# GIVEN DATA start

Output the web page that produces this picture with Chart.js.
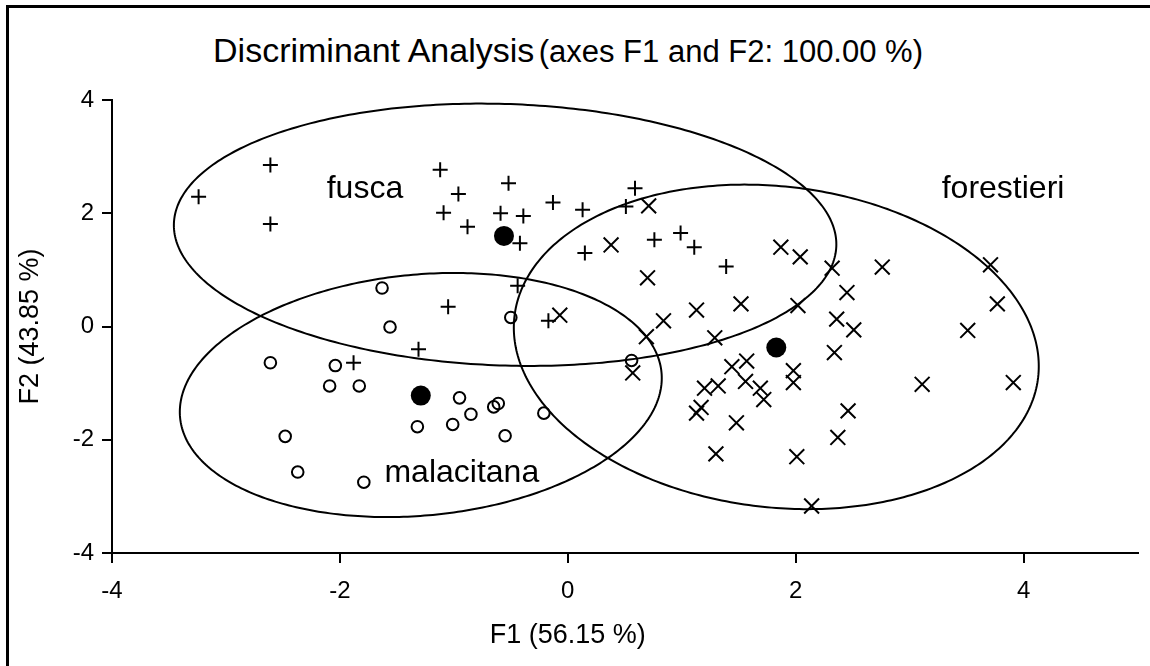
<!DOCTYPE html>
<html><head><meta charset="utf-8">
<script src="https://cdn.jsdelivr.net/npm/chart.js@4.4.1/dist/chart.umd.min.js"></script>
<style>
html,body{margin:0;padding:0;background:#fff;}
#wrap{position:relative;width:1150px;height:666px;overflow:hidden;background:#fff;}
#frame{position:absolute;left:6px;top:5px;width:2000px;height:2000px;border-left:3px solid #000;border-top:3px solid #000;}
#title{position:absolute;left:0;width:1136px;top:33px;text-align:center;font-family:"Liberation Sans",Arial,sans-serif;color:#000;white-space:nowrap;line-height:34px;}
.t1{font-size:34px}.t2{font-size:31px}
canvas{position:absolute;left:0;top:0}
</style></head>
<body><div id="wrap"><div id="frame"></div><div id="title"><span class="t1">Discriminant Analysis</span> <span class="t2">(axes F1 and F2: 100.00 %)</span></div><canvas id="c" width="1150" height="666"></canvas></div>
<script>
const FONT = '"Liberation Sans", Arial, sans-serif';
// ---- data ----
const fuscaX = [-3.24,-2.61,-2.61,-1.12,-1.09,-0.96,-0.88,-0.52,-0.59,-0.39,-0.42,-0.13,0.13,0.59,0.51,0.15,0.76,0.99,1.11,1.39,-0.44,-1.05,-0.17,-1.31,-1.88];
const fuscaY = [2.29,2.85,1.81,2.77,2.01,2.34,1.76,2.53,2.00,1.95,1.47,2.19,2.06,2.44,2.12,1.30,1.53,1.65,1.40,1.06,0.72,0.35,0.10,-0.40,-0.64];
const malacitanaX = [-1.63,-1.56,-0.50,-2.61,-2.04,-2.09,-1.83,-0.95,-0.85,-1.01,-0.65,-0.61,-0.21,-0.55,-1.32,-2.48,-2.37,-1.79,0.56];
const malacitanaY = [0.68,-0.01,0.16,-0.64,-0.69,-1.05,-1.05,-1.26,-1.55,-1.73,-1.42,-1.36,-1.53,-1.93,-1.77,-1.94,-2.57,-2.75,-0.60];
const forestieriX = [0.38,0.71,0.70,1.87,2.04,2.32,2.76,3.71,2.45,3.77,1.52,2.02,1.13,2.36,2.51,3.51,-0.07,0.84,0.69,1.29,0.57,2.34,1.57,1.44,1.98,1.98,1.56,1.32,1.20,1.69,1.72,3.11,3.91,1.17,1.13,1.48,2.46,2.37,1.30,2.01,2.14];
const forestieriY = [1.44,2.13,0.86,1.40,1.23,1.03,1.05,1.09,0.60,0.40,0.40,0.37,0.29,0.13,-0.06,-0.07,0.20,0.10,-0.18,-0.20,-0.82,-0.46,-0.61,-0.71,-0.78,-0.99,-0.97,-1.05,-1.09,-1.09,-1.29,-1.02,-0.99,-1.43,-1.53,-1.70,-1.49,-1.96,-2.25,-2.30,-3.17];
const centroidX = [-0.56,-1.29,1.83];
const centroidY = [1.60,-1.22,-0.37];
// confidence ellipses (data units): centre, semi-axes, rotation (deg)
const ellipseCX = [-0.55,-1.29,1.83];
const ellipseCY = [1.62,-1.21,-0.36];
const ellipseR1 = [2.92,2.28,2.90];
const ellipseR2 = [2.30,1.98,2.26];
const ellipseAngle = [-8.8,48.9,-75.8];
// group labels
const groupNames = ['fusca','malacitana','forestieri'];
const groupLabelX = [-1.78,-0.93,3.82];
const groupLabelY = [2.27,-2.74,2.27];
// ticks and axis titles
const xTickValues = [-4,-2,0,2,4];
const xTickLabels = ['-4','-2','0','2','4'];
const yTickValues = [-4,-2,0,2,4];
const yTickLabels = ['-4','-2','0','2','4'];
const xAxisTitle = 'F1 (56.15 %)';
const yAxisTitle = 'F2 (43.85 %)';

const pts = (xs, ys) => xs.map((v,i)=>({x:v, y:ys[i]}));

const ellipsePlugin = {
  id:'ellipses',
  afterDatasetsDraw(chart){
    const {ctx, scales:{x, y}} = chart;
    ctx.save();
    ctx.strokeStyle = '#000'; ctx.lineWidth = 2;
    for (let k=0;k<ellipseCX.length;k++){
      const th = ellipseAngle[k]*Math.PI/180;
      ctx.beginPath();
      for (let i=0;i<=360;i++){
        const t = i*Math.PI/180;
        const dx = ellipseR1[k]*Math.cos(t)*Math.cos(th) - ellipseR2[k]*Math.sin(t)*Math.sin(th);
        const dy = ellipseR1[k]*Math.cos(t)*Math.sin(th) + ellipseR2[k]*Math.sin(t)*Math.cos(th);
        const px = x.getPixelForValue(ellipseCX[k]+dx), py = y.getPixelForValue(ellipseCY[k]+dy);
        if (i===0) ctx.moveTo(px,py); else ctx.lineTo(px,py);
      }
      ctx.closePath(); ctx.stroke();
    }
    ctx.font = '32px ' + FONT;
    ctx.fillStyle = '#000'; ctx.textAlign = 'center'; ctx.textBaseline = 'alphabetic';
    for (let k=0;k<groupNames.length;k++){
      ctx.fillText(groupNames[k], x.getPixelForValue(groupLabelX[k]), y.getPixelForValue(groupLabelY[k]));
    }
    // x axis title, centred under x = 0 as in the original layout
    ctx.font = '27px ' + FONT;
    ctx.textBaseline = 'middle';
    ctx.fillText(xAxisTitle, x.getPixelForValue(0), 636);
    ctx.restore();
  }
};

const axisCommon = {
  grid:{drawOnChartArea:false, drawTicks:true, tickLength:10, color:'#000', lineWidth:2},
  border:{display:true, color:'#000', width:2},
};

new Chart(document.getElementById('c'), {
  type:'scatter',
  data:{datasets:[
    {label:'fusca', data:pts(fuscaX,fuscaY), pointStyle:'cross', pointRadius:7.5, borderColor:'#000', backgroundColor:'rgba(0,0,0,0)', borderWidth:2},
    {label:'malacitana', data:pts(malacitanaX,malacitanaY), pointStyle:'circle', pointRadius:5.8, borderColor:'#000', backgroundColor:'rgba(0,0,0,0)', borderWidth:2},
    {label:'forestieri', data:pts(forestieriX,forestieriY), pointStyle:'crossRot', pointRadius:10.5, borderColor:'#000', backgroundColor:'rgba(0,0,0,0)', borderWidth:2},
    {label:'centroids', data:pts(centroidX,centroidY), pointStyle:'circle', pointRadius:10, borderColor:'#000', backgroundColor:'#000', borderWidth:0}
  ]},
  options:{
    responsive:false, animation:false, devicePixelRatio:1, events:[],
    layout:{padding:{left:0, right:12, top:100, bottom:0}},
    plugins:{legend:{display:false}, tooltip:{enabled:false}, title:{display:false}},
    scales:{
      x:{type:'linear', min:-4, max:5, ...axisCommon,
        afterBuildTicks:s=>{s.ticks = xTickValues.map(v=>({value:v}));},
        afterFit:s=>{s.height = 113;},
        ticks:{autoSkip:false, maxRotation:0, color:'#000', padding:14, font:{family:FONT, size:24},
          callback:(v)=>xTickLabels[xTickValues.indexOf(v)]},
        title:{display:false}
      },
      y:{type:'linear', min:-4, max:4, ...axisCommon,
        afterBuildTicks:s=>{s.ticks = yTickValues.map(v=>({value:v}));},
        afterFit:s=>{s.width = 112;},
        ticks:{autoSkip:false, color:'#000', padding:8, font:{family:FONT, size:24},
          callback:(v)=>yTickLabels[yTickValues.indexOf(v)]},
        title:{display:true, text:yAxisTitle, color:'#000', font:{family:FONT, size:27}, padding:{top:14,bottom:0}}
      }
    }
  },
  plugins:[ellipsePlugin]
});
</script>
</body></html>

# GIVEN DATA end

• TASK GOAL
Quote the listing above in full, except for the pictures.

• SOLUTION
Output the web page that produces this picture with Chart.js.
<!DOCTYPE html>
<html><head><meta charset="utf-8">
<script src="https://cdn.jsdelivr.net/npm/chart.js@4.4.1/dist/chart.umd.min.js"></script>
<style>
html,body{margin:0;padding:0;background:#fff;}
#wrap{position:relative;width:1150px;height:666px;overflow:hidden;background:#fff;}
#frame{position:absolute;left:6px;top:5px;width:2000px;height:2000px;border-left:3px solid #000;border-top:3px solid #000;}
#title{position:absolute;left:0;width:1136px;top:33px;text-align:center;font-family:"Liberation Sans",Arial,sans-serif;color:#000;white-space:nowrap;line-height:34px;}
.t1{font-size:34px}.t2{font-size:31px}
canvas{position:absolute;left:0;top:0}
</style></head>
<body><div id="wrap"><div id="frame"></div><div id="title"><span class="t1">Discriminant Analysis</span> <span class="t2">(axes F1 and F2: 100.00 %)</span></div><canvas id="c" width="1150" height="666"></canvas></div>
<script>
const FONT = '"Liberation Sans", Arial, sans-serif';
// ---- data ----
const fuscaX = [-3.24,-2.61,-2.61,-1.12,-1.09,-0.96,-0.88,-0.52,-0.59,-0.39,-0.42,-0.13,0.13,0.59,0.51,0.15,0.76,0.99,1.11,1.39,-0.44,-1.05,-0.17,-1.31,-1.88];
const fuscaY = [2.29,2.85,1.81,2.77,2.01,2.34,1.76,2.53,2.00,1.95,1.47,2.19,2.06,2.44,2.12,1.30,1.53,1.65,1.40,1.06,0.72,0.35,0.10,-0.40,-0.64];
const malacitanaX = [-1.63,-1.56,-0.50,-2.61,-2.04,-2.09,-1.83,-0.95,-0.85,-1.01,-0.65,-0.61,-0.21,-0.55,-1.32,-2.48,-2.37,-1.79,0.56];
const malacitanaY = [0.68,-0.01,0.16,-0.64,-0.69,-1.05,-1.05,-1.26,-1.55,-1.73,-1.42,-1.36,-1.53,-1.93,-1.77,-1.94,-2.57,-2.75,-0.60];
const forestieriX = [0.38,0.71,0.70,1.87,2.04,2.32,2.76,3.71,2.45,3.77,1.52,2.02,1.13,2.36,2.51,3.51,-0.07,0.84,0.69,1.29,0.57,2.34,1.57,1.44,1.98,1.98,1.56,1.32,1.20,1.69,1.72,3.11,3.91,1.17,1.13,1.48,2.46,2.37,1.30,2.01,2.14];
const forestieriY = [1.44,2.13,0.86,1.40,1.23,1.03,1.05,1.09,0.60,0.40,0.40,0.37,0.29,0.13,-0.06,-0.07,0.20,0.10,-0.18,-0.20,-0.82,-0.46,-0.61,-0.71,-0.78,-0.99,-0.97,-1.05,-1.09,-1.09,-1.29,-1.02,-0.99,-1.43,-1.53,-1.70,-1.49,-1.96,-2.25,-2.30,-3.17];
const centroidX = [-0.56,-1.29,1.83];
const centroidY = [1.60,-1.22,-0.37];
// confidence ellipses (data units): centre, semi-axes, rotation (deg)
const ellipseCX = [-0.55,-1.29,1.83];
const ellipseCY = [1.62,-1.21,-0.36];
const ellipseR1 = [2.92,2.28,2.90];
const ellipseR2 = [2.30,1.98,2.26];
const ellipseAngle = [-8.8,48.9,-75.8];
// group labels
const groupNames = ['fusca','malacitana','forestieri'];
const groupLabelX = [-1.78,-0.93,3.82];
const groupLabelY = [2.27,-2.74,2.27];
// ticks and axis titles
const xTickValues = [-4,-2,0,2,4];
const xTickLabels = ['-4','-2','0','2','4'];
const yTickValues = [-4,-2,0,2,4];
const yTickLabels = ['-4','-2','0','2','4'];
const xAxisTitle = 'F1 (56.15 %)';
const yAxisTitle = 'F2 (43.85 %)';

const pts = (xs, ys) => xs.map((v,i)=>({x:v, y:ys[i]}));

const ellipsePlugin = {
  id:'ellipses',
  afterDatasetsDraw(chart){
    const {ctx, scales:{x, y}} = chart;
    ctx.save();
    ctx.strokeStyle = '#000'; ctx.lineWidth = 2;
    for (let k=0;k<ellipseCX.length;k++){
      const th = ellipseAngle[k]*Math.PI/180;
      ctx.beginPath();
      for (let i=0;i<=360;i++){
        const t = i*Math.PI/180;
        const dx = ellipseR1[k]*Math.cos(t)*Math.cos(th) - ellipseR2[k]*Math.sin(t)*Math.sin(th);
        const dy = ellipseR1[k]*Math.cos(t)*Math.sin(th) + ellipseR2[k]*Math.sin(t)*Math.cos(th);
        const px = x.getPixelForValue(ellipseCX[k]+dx), py = y.getPixelForValue(ellipseCY[k]+dy);
        if (i===0) ctx.moveTo(px,py); else ctx.lineTo(px,py);
      }
      ctx.closePath(); ctx.stroke();
    }
    ctx.font = '32px ' + FONT;
    ctx.fillStyle = '#000'; ctx.textAlign = 'center'; ctx.textBaseline = 'alphabetic';
    for (let k=0;k<groupNames.length;k++){
      ctx.fillText(groupNames[k], x.getPixelForValue(groupLabelX[k]), y.getPixelForValue(groupLabelY[k]));
    }
    // x axis title, centred under x = 0 as in the original layout
    ctx.font = '27px ' + FONT;
    ctx.textBaseline = 'middle';
    ctx.fillText(xAxisTitle, x.getPixelForValue(0), 636);
    ctx.restore();
  }
};

const axisCommon = {
  grid:{drawOnChartArea:false, drawTicks:true, tickLength:10, color:'#000', lineWidth:2},
  border:{display:true, color:'#000', width:2},
};

new Chart(document.getElementById('c'), {
  type:'scatter',
  data:{datasets:[
    {label:'fusca', data:pts(fuscaX,fuscaY), pointStyle:'cross', pointRadius:7.5, borderColor:'#000', backgroundColor:'rgba(0,0,0,0)', borderWidth:2},
    {label:'malacitana', data:pts(malacitanaX,malacitanaY), pointStyle:'circle', pointRadius:5.8, borderColor:'#000', backgroundColor:'rgba(0,0,0,0)', borderWidth:2},
    {label:'forestieri', data:pts(forestieriX,forestieriY), pointStyle:'crossRot', pointRadius:10.5, borderColor:'#000', backgroundColor:'rgba(0,0,0,0)', borderWidth:2},
    {label:'centroids', data:pts(centroidX,centroidY), pointStyle:'circle', pointRadius:10, borderColor:'#000', backgroundColor:'#000', borderWidth:0}
  ]},
  options:{
    responsive:false, animation:false, devicePixelRatio:1, events:[],
    layout:{padding:{left:0, right:12, top:100, bottom:0}},
    plugins:{legend:{display:false}, tooltip:{enabled:false}, title:{display:false}},
    scales:{
      x:{type:'linear', min:-4, max:5, ...axisCommon,
        afterBuildTicks:s=>{s.ticks = xTickValues.map(v=>({value:v}));},
        afterFit:s=>{s.height = 113;},
        ticks:{autoSkip:false, maxRotation:0, color:'#000', padding:14, font:{family:FONT, size:24},
          callback:(v)=>xTickLabels[xTickValues.indexOf(v)]},
        title:{display:false}
      },
      y:{type:'linear', min:-4, max:4, ...axisCommon,
        afterBuildTicks:s=>{s.ticks = yTickValues.map(v=>({value:v}));},
        afterFit:s=>{s.width = 112;},
        ticks:{autoSkip:false, color:'#000', padding:8, font:{family:FONT, size:24},
          callback:(v)=>yTickLabels[yTickValues.indexOf(v)]},
        title:{display:true, text:yAxisTitle, color:'#000', font:{family:FONT, size:27}, padding:{top:14,bottom:0}}
      }
    }
  },
  plugins:[ellipsePlugin]
});
</script>
</body></html>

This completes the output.